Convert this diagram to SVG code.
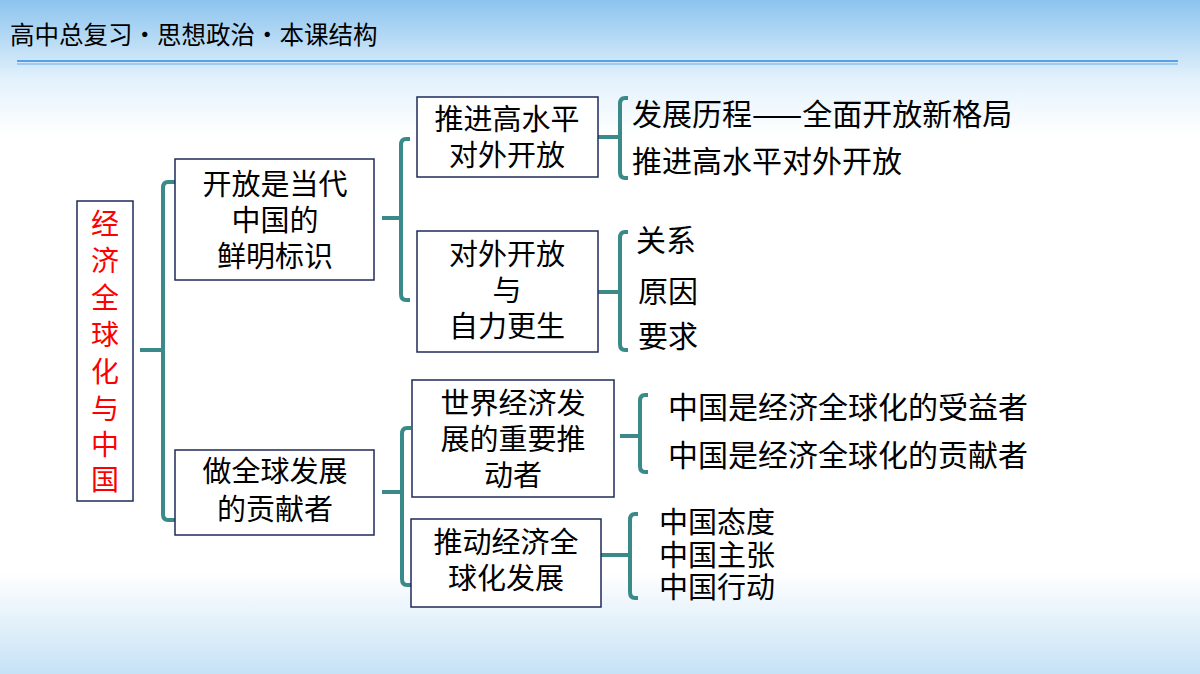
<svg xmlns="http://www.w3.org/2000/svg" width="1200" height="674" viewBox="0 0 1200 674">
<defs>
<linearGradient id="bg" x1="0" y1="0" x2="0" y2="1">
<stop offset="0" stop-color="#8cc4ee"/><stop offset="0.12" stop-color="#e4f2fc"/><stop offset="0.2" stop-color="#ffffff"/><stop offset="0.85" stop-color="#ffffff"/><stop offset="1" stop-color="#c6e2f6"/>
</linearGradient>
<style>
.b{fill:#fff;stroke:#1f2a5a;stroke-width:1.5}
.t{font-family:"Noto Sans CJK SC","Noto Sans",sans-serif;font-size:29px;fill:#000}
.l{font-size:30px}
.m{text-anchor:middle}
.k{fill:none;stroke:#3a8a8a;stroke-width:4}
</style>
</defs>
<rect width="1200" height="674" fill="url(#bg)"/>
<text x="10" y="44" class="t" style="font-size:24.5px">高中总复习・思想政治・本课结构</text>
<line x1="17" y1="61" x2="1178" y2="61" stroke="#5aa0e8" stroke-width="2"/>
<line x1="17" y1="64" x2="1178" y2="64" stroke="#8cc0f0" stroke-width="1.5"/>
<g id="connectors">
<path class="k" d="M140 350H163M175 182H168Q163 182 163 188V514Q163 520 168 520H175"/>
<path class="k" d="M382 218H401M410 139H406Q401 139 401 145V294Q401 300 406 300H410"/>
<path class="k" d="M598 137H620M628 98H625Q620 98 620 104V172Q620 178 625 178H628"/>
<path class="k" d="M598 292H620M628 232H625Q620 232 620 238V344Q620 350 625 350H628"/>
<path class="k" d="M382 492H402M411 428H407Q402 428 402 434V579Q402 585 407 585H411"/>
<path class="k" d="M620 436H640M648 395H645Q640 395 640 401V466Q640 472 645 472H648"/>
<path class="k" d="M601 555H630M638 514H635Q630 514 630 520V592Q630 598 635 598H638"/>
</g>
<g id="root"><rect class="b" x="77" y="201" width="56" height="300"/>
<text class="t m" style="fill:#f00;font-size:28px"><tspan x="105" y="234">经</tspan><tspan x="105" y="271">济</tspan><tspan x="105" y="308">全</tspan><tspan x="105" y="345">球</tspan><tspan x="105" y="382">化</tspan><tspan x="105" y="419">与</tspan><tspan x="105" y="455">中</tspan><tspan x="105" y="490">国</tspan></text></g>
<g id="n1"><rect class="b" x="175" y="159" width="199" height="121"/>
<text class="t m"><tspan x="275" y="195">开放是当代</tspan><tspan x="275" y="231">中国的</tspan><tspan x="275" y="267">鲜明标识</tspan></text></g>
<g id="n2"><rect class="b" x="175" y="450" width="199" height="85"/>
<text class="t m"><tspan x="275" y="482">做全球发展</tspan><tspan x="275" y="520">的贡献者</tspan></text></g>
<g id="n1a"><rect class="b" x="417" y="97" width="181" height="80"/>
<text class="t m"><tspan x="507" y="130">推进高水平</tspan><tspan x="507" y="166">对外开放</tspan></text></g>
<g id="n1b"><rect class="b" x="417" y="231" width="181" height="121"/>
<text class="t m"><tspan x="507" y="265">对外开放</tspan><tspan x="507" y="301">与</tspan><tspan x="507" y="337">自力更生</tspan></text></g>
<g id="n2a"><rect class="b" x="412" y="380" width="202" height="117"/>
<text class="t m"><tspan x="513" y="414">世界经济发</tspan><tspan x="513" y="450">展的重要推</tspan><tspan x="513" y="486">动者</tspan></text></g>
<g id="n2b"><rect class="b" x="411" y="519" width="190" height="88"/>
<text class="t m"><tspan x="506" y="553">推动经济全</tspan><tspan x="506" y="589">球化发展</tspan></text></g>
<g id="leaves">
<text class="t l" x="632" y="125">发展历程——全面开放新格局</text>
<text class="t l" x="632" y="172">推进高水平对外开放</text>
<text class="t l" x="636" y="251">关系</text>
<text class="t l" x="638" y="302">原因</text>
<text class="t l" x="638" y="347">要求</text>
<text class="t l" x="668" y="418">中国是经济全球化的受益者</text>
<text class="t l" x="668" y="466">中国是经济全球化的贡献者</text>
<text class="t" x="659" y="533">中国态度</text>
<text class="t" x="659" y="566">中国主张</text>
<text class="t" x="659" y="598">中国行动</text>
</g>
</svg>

═══

Restate the data above exactly, stripping out each image.

Convert this diagram to SVG code.
<svg xmlns="http://www.w3.org/2000/svg" width="1200" height="674" viewBox="0 0 1200 674">
<defs>
<linearGradient id="bg" x1="0" y1="0" x2="0" y2="1">
<stop offset="0" stop-color="#8cc4ee"/><stop offset="0.12" stop-color="#e4f2fc"/><stop offset="0.2" stop-color="#ffffff"/><stop offset="0.85" stop-color="#ffffff"/><stop offset="1" stop-color="#c6e2f6"/>
</linearGradient>
<style>
.b{fill:#fff;stroke:#1f2a5a;stroke-width:1.5}
.t{font-family:"Noto Sans CJK SC","Noto Sans",sans-serif;font-size:29px;fill:#000}
.l{font-size:30px}
.m{text-anchor:middle}
.k{fill:none;stroke:#3a8a8a;stroke-width:4}
</style>
</defs>
<rect width="1200" height="674" fill="url(#bg)"/>
<text x="10" y="44" class="t" style="font-size:24.5px">高中总复习・思想政治・本课结构</text>
<line x1="17" y1="61" x2="1178" y2="61" stroke="#5aa0e8" stroke-width="2"/>
<line x1="17" y1="64" x2="1178" y2="64" stroke="#8cc0f0" stroke-width="1.5"/>
<g id="connectors">
<path class="k" d="M140 350H163M175 182H168Q163 182 163 188V514Q163 520 168 520H175"/>
<path class="k" d="M382 218H401M410 139H406Q401 139 401 145V294Q401 300 406 300H410"/>
<path class="k" d="M598 137H620M628 98H625Q620 98 620 104V172Q620 178 625 178H628"/>
<path class="k" d="M598 292H620M628 232H625Q620 232 620 238V344Q620 350 625 350H628"/>
<path class="k" d="M382 492H402M411 428H407Q402 428 402 434V579Q402 585 407 585H411"/>
<path class="k" d="M620 436H640M648 395H645Q640 395 640 401V466Q640 472 645 472H648"/>
<path class="k" d="M601 555H630M638 514H635Q630 514 630 520V592Q630 598 635 598H638"/>
</g>
<g id="root"><rect class="b" x="77" y="201" width="56" height="300"/>
<text class="t m" style="fill:#f00;font-size:28px"><tspan x="105" y="234">经</tspan><tspan x="105" y="271">济</tspan><tspan x="105" y="308">全</tspan><tspan x="105" y="345">球</tspan><tspan x="105" y="382">化</tspan><tspan x="105" y="419">与</tspan><tspan x="105" y="455">中</tspan><tspan x="105" y="490">国</tspan></text></g>
<g id="n1"><rect class="b" x="175" y="159" width="199" height="121"/>
<text class="t m"><tspan x="275" y="195">开放是当代</tspan><tspan x="275" y="231">中国的</tspan><tspan x="275" y="267">鲜明标识</tspan></text></g>
<g id="n2"><rect class="b" x="175" y="450" width="199" height="85"/>
<text class="t m"><tspan x="275" y="482">做全球发展</tspan><tspan x="275" y="520">的贡献者</tspan></text></g>
<g id="n1a"><rect class="b" x="417" y="97" width="181" height="80"/>
<text class="t m"><tspan x="507" y="130">推进高水平</tspan><tspan x="507" y="166">对外开放</tspan></text></g>
<g id="n1b"><rect class="b" x="417" y="231" width="181" height="121"/>
<text class="t m"><tspan x="507" y="265">对外开放</tspan><tspan x="507" y="301">与</tspan><tspan x="507" y="337">自力更生</tspan></text></g>
<g id="n2a"><rect class="b" x="412" y="380" width="202" height="117"/>
<text class="t m"><tspan x="513" y="414">世界经济发</tspan><tspan x="513" y="450">展的重要推</tspan><tspan x="513" y="486">动者</tspan></text></g>
<g id="n2b"><rect class="b" x="411" y="519" width="190" height="88"/>
<text class="t m"><tspan x="506" y="553">推动经济全</tspan><tspan x="506" y="589">球化发展</tspan></text></g>
<g id="leaves">
<text class="t l" x="632" y="125">发展历程——全面开放新格局</text>
<text class="t l" x="632" y="172">推进高水平对外开放</text>
<text class="t l" x="636" y="251">关系</text>
<text class="t l" x="638" y="302">原因</text>
<text class="t l" x="638" y="347">要求</text>
<text class="t l" x="668" y="418">中国是经济全球化的受益者</text>
<text class="t l" x="668" y="466">中国是经济全球化的贡献者</text>
<text class="t" x="659" y="533">中国态度</text>
<text class="t" x="659" y="566">中国主张</text>
<text class="t" x="659" y="598">中国行动</text>
</g>
</svg>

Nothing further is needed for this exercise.